When a guy is motivated enough to get women in his life, he’ll do what he has to do to get there.
And if he’s a player, all he has to do is do it good enough to be convincing until you give up the goods.
So the first challenge you face in your desire for a confident Alpha male is how to verify this guy you’re finding attactive really is confident and not just faking it. He may actually be that whimpy weak nice guy you’re trying to filter out.
But there’s a second challenge you face with all this that’s even worse than the first. It might make you think again about filtering out that nice guy.
This one is really going to bother you but here goes.
Guys who are truly confident can still be the biggest jerks on the planet.
A lot of Alpha males are up on themselves and look down on everybody else. They don’t care about the people in their lives and do not know how to connect with you when you’re in a relationship with them.
At their most extreme they are narcissists. At their least extreme they are love avoidants.
So the problem is your baseline attraction for this type of guy makes you an easy victim of players, narcissists, and otherwise emotionally unavailable guys.

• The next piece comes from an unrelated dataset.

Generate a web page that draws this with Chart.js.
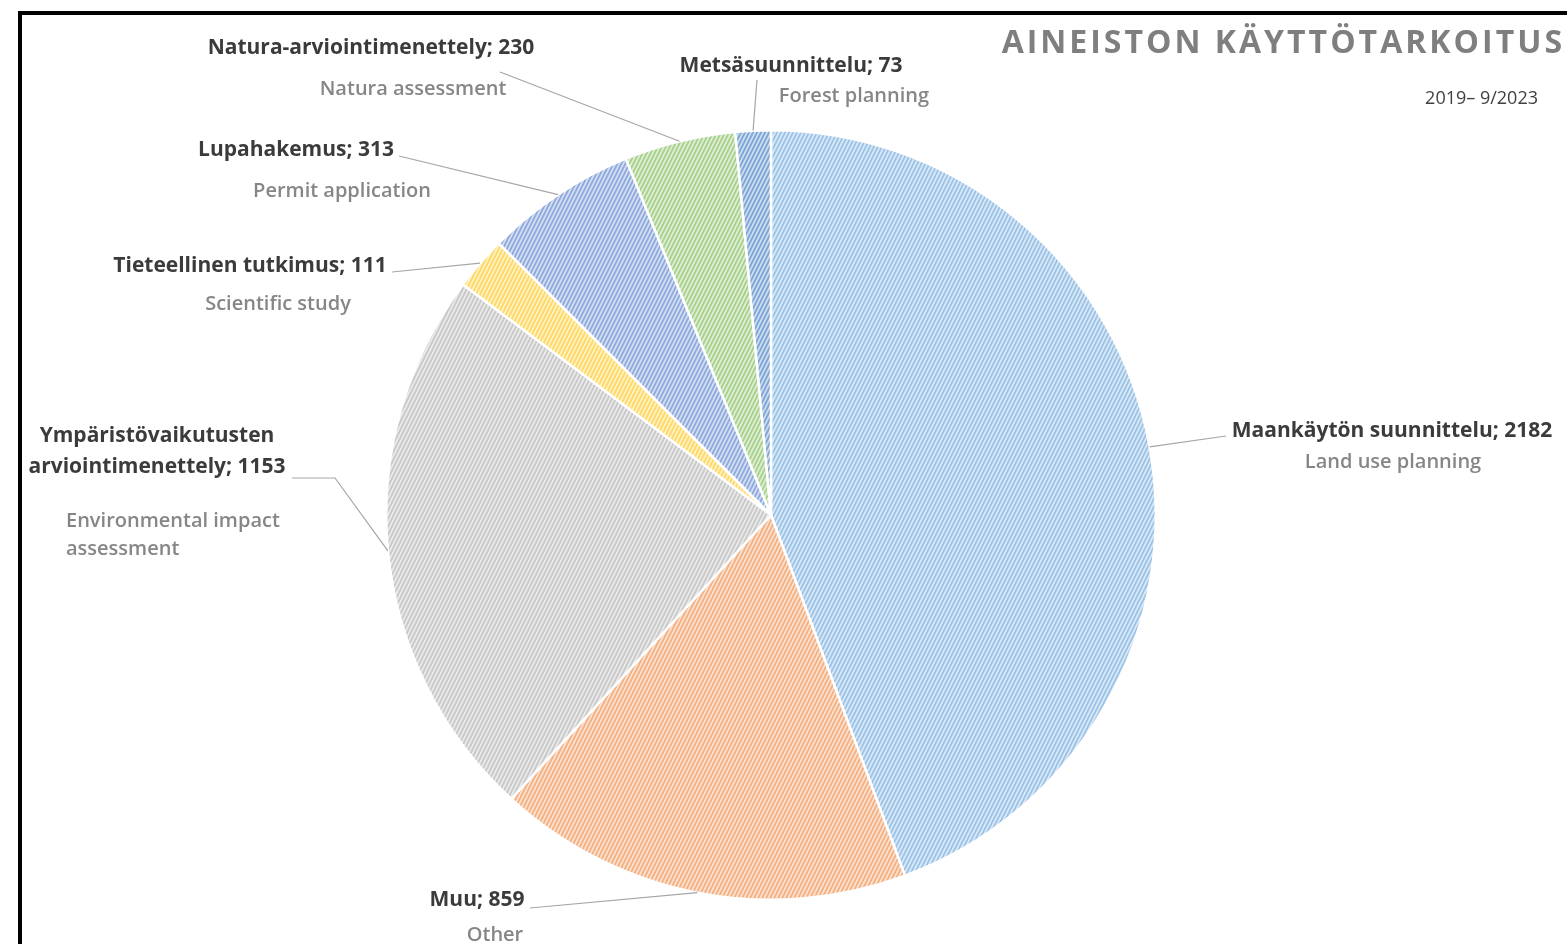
<!DOCTYPE html>
<html>
<head>
<meta charset="utf-8">
<title>Aineiston käyttötarkoitus</title>
<script src="https://cdn.jsdelivr.net/npm/chart.js"></script>
<style>
  html, body { margin: 0; padding: 0; background: #fff; overflow: hidden; }
  canvas { display: block; }
</style>
</head>
<body>
<canvas id="purposeChart" width="1567" height="944"></canvas>
<script>
const categories = [
  "Maankäytön suunnittelu",
  "Muu",
  "Ympäristövaikutusten arviointimenettely",
  "Tieteellinen tutkimus",
  "Lupahakemus",
  "Natura-arviointimenettely",
  "Metsäsuunnittelu"
];
const englishNames = [
  "Land use planning",
  "Other",
  "Environmental impact assessment",
  "Scientific study",
  "Permit application",
  "Natura assessment",
  "Forest planning"
];
const values = [2182, 859, 1153, 111, 313, 230, 73];
const sliceColors = ["#9dc3e6", "#f4b183", "#c9c9c9", "#ffd966", "#8faadc", "#a9d18e", "#7ea6d6"];

const chartTitle = "AINEISTON KÄYTTÖTARKOITUS";
const chartPeriod = "2019– 9/2023";

// where the text of each label sits (bold line centre, english line) and where its leader line ends
const labelLayout = [
  { bx: 1392, by: 431, ex: 1393, ey: 462, lead: [[1226, 436]] },
  { bx: 477, by: 900, ex: 495, ey: 935, lead: [[530, 908]] },
  { bx: 157, by: 436, ex: 66, ey: 521, wrapBold: 1, wrapEn: 2, enLeft: true, lead: [[335, 478], [292, 478]] },
  { bx: 250, by: 266, ex: 278, ey: 304, lead: [[392, 272]] },
  { bx: 296, by: 150, ex: 342, ey: 191, lead: [[399, 156]] },
  { bx: 371, by: 48, ex: 413, ey: 89, lead: [[500, 72]] },
  { bx: 791, by: 66, ex: 854, ey: 96, lead: [[757, 80]] }
];

function hatch(color) {
  const w = 4, h = 8;
  const c = document.createElement("canvas");
  c.width = w; c.height = h;
  const g = c.getContext("2d");
  g.fillStyle = color;
  g.fillRect(0, 0, w, h);
  const img = g.getImageData(0, 0, w, h);
  for (let y = 0; y < h; y++) {
    for (let x = 0; x < w; x++) {
      const phase = (2 * x + y) % 8;
      const k = phase < 3 ? 0.6 : (phase === 3 || phase === 7 ? 0.3 : 0);
      const i = (y * w + x) * 4;
      img.data[i] += (255 - img.data[i]) * k;
      img.data[i + 1] += (255 - img.data[i + 1]) * k;
      img.data[i + 2] += (255 - img.data[i + 2]) * k;
    }
  }
  g.putImageData(img, 0, 0);
  return g.createPattern(c, "repeat");
}

const ctx0 = document.getElementById("purposeChart").getContext("2d");

function splitAfter(text, n) {
  const words = text.split(" ");
  return [words.slice(0, n).join(" "), words.slice(n).join(" ")];
}

const decorations = {
  id: "decorations",
  beforeDraw(chart) {
    const ctx = chart.ctx;
    ctx.save();
    ctx.fillStyle = "#fff";
    ctx.fillRect(0, 0, chart.width, chart.height);
    ctx.fillStyle = "#000";
    ctx.fillRect(18, 11, chart.width, 4);
    ctx.fillRect(18, 11, 4, chart.height);
    ctx.restore();
  },
  afterDatasetsDraw(chart) {
    const ctx = chart.ctx;
    const meta = chart.getDatasetMeta(0);
    ctx.save();

    meta.data.forEach((arc, i) => {
      const p = arc.getProps(["x", "y", "startAngle", "endAngle", "outerRadius"], true);
      const mid = (p.startAngle + p.endAngle) / 2;
      const ax = p.x + Math.cos(mid) * p.outerRadius;
      const ay = p.y + Math.sin(mid) * p.outerRadius;
      const lay = labelLayout[i];

      ctx.strokeStyle = "#a6a6a6";
      ctx.lineWidth = 1.2;
      ctx.beginPath();
      ctx.moveTo(ax, ay);
      lay.lead.forEach(pt => ctx.lineTo(pt[0], pt[1]));
      ctx.stroke();

      const bold = categories[i] + "; " + values[i];
      const boldLines = lay.wrapBold ? splitAfter(bold, lay.wrapBold) : [bold];
      ctx.font = "bold 21px 'Open Sans'";
      ctx.fillStyle = "#3b3b3b";
      ctx.textAlign = "center";
      ctx.textBaseline = "middle";
      boldLines.forEach((t, k) => ctx.fillText(t, lay.bx, lay.by + k * 31));

      const enLines = lay.wrapEn ? splitAfter(englishNames[i], lay.wrapEn) : [englishNames[i]];
      ctx.font = "600 20px 'Open Sans'";
      ctx.fillStyle = "#868686";
      ctx.textAlign = lay.enLeft ? "left" : "center";
      enLines.forEach((t, k) => ctx.fillText(t, lay.ex, lay.ey + k * 28));
    });

    ctx.font = "bold 32px 'Open Sans'";
    ctx.letterSpacing = "3px";
    ctx.fillStyle = "#7f7f7f";
    ctx.textAlign = "right";
    ctx.textBaseline = "middle";
    ctx.fillText(chartTitle, 1565, 44);

    ctx.letterSpacing = "0px";
    ctx.font = "18px 'Open Sans'";
    ctx.fillStyle = "#404040";
    ctx.fillText(chartPeriod, 1538, 99);
    ctx.restore();
  }
};

new Chart(ctx0, {
  type: "pie",
  data: {
    labels: categories,
    datasets: [{
      data: values,
      backgroundColor: sliceColors.map(hatch),
      borderColor: "#ffffff",
      borderWidth: 2.5
    }]
  },
  options: {
    responsive: false,
    animation: false,
    layout: { padding: { left: 385, right: 410, top: 129, bottom: 43 } },
    plugins: {
      legend: { display: false },
      tooltip: { enabled: false },
      title: { display: false }
    }
  },
  plugins: [decorations]
});
</script>
</body>
</html>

I know all this because while I was never a pure narcissist, I definitely was a love avoidant.
Love avoidants are people who can’t connect emotionally because they have a deep fear of intimacy.
I spent years in a relationship unable to feel and unable to do anything about it.

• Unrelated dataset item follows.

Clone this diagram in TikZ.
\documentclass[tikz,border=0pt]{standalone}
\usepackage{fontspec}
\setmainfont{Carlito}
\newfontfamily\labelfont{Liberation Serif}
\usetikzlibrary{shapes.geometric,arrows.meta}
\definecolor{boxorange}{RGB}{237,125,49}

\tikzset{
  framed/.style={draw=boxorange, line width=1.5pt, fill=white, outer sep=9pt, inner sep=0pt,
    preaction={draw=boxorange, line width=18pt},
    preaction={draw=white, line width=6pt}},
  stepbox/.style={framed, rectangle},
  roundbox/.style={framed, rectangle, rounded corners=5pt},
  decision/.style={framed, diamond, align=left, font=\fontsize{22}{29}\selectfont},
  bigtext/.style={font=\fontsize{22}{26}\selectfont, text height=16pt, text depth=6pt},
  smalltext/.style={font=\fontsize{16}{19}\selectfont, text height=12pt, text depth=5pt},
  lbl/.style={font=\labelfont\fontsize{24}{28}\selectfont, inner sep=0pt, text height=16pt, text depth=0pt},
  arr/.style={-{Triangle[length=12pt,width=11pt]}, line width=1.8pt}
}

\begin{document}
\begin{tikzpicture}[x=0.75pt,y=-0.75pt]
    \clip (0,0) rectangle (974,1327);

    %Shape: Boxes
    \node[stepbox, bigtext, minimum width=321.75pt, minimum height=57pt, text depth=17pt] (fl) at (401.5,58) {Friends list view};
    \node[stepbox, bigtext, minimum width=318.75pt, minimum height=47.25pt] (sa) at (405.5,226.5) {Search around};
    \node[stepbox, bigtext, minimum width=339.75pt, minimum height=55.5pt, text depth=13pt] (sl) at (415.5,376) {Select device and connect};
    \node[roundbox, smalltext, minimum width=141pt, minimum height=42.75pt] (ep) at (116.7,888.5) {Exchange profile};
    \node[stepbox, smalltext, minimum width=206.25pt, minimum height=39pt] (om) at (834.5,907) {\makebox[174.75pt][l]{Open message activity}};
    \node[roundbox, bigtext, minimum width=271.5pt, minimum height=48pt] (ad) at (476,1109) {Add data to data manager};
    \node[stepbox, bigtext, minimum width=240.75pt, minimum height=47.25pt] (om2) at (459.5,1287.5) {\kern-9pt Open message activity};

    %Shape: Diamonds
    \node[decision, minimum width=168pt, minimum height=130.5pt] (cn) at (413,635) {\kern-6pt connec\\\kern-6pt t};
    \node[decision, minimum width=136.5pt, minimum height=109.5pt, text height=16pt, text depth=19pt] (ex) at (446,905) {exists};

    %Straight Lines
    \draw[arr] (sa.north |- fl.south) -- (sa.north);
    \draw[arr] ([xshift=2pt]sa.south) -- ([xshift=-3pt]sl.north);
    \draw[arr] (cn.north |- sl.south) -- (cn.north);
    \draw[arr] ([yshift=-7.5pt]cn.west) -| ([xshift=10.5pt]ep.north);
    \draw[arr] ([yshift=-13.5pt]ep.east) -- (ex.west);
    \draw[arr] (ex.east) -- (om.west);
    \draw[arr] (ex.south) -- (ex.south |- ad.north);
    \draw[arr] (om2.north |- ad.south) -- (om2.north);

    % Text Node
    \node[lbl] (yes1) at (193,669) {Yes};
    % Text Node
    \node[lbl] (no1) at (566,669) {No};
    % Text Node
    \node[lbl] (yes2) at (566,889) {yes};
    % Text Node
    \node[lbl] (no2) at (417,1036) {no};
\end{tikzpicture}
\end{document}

Unlike most avoidants I was aware something was wrong with me. I just didn’t have a clue what to do about it.
It is important to understand how love avoidants are created.
Usually we have a parent who leaches off us emotionally and looks to us for nurture instead of providing it. In my case my mom didn’t feel loved in her relationship with my dad so she “had a baby” to give herself love in her life.
And I did that.
I spent most of my life being the one she looked to for strength, advice, and nourishment.

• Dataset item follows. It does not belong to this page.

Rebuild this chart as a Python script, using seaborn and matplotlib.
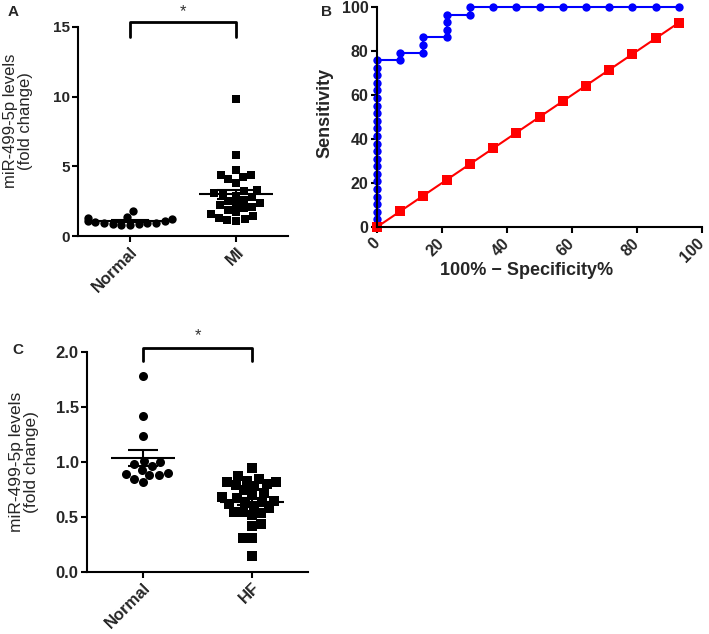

I genuinely loved my mom. But it was only when I finally came to grips with being a love avoidant and began changing, that I finally recognized the dynamic of our relationship.
While that dynamic taught me to be strong for a “weak woman,” it also showed me that connection meant being drained and having the energy sucked out of me.
So I learned to withdraw and hold myself back from true intimacy.
I became avoidant.
Maybe you can identify with what I’m saying here, either because you’re a person who has trouble connecting and being emotionally open with your partner, or you’re with someone who is like this.
It’s hard to recognize this in yourself and it’s even harder to change when you’ve recognized it.
But it’s doable. I did it.
I can help you or your partner do it too. If you would like to talk about this some time let’s connect!
But girls here’s the big thing you need to know about this in your dating life as you’re looking for “Mr Right.”
Being an avoidant made me appear very strong and confident. I looked exactly like the kind of guy you girls always say you want. The guy your baseline attraction calls for. The Alpha male.
But as my partner found out, I was exactly the wrong guy to enter a relationship with. And with what I’ve come to understand about myself, I believe she should have left me very early on.
Because all that apparent strength and confidence had come at a price.
My inability to connect.
You see girls because nature has wired you to want a strong, confident guy to come along and sweep you off your feet and make you feel safe and secure, you’ve been set up for a lot of potential pain and misery.
Because usually the guy who is strong and confident is like that precisely because he isn’t emotionally available. The reason he can “handle the world” is he can’t feel for you like you’ll want him to feel.
I’m not going to give you any answer to this problem today.
I just want you to be aware that despite how you feel about this kind of guy, you might not really want a confident Alpha male after all.
You may be getting much more than you bargained for (or much less depending on how you look at it)!
What do you think girls? Can you share any experiences that confirm what I’m saying here?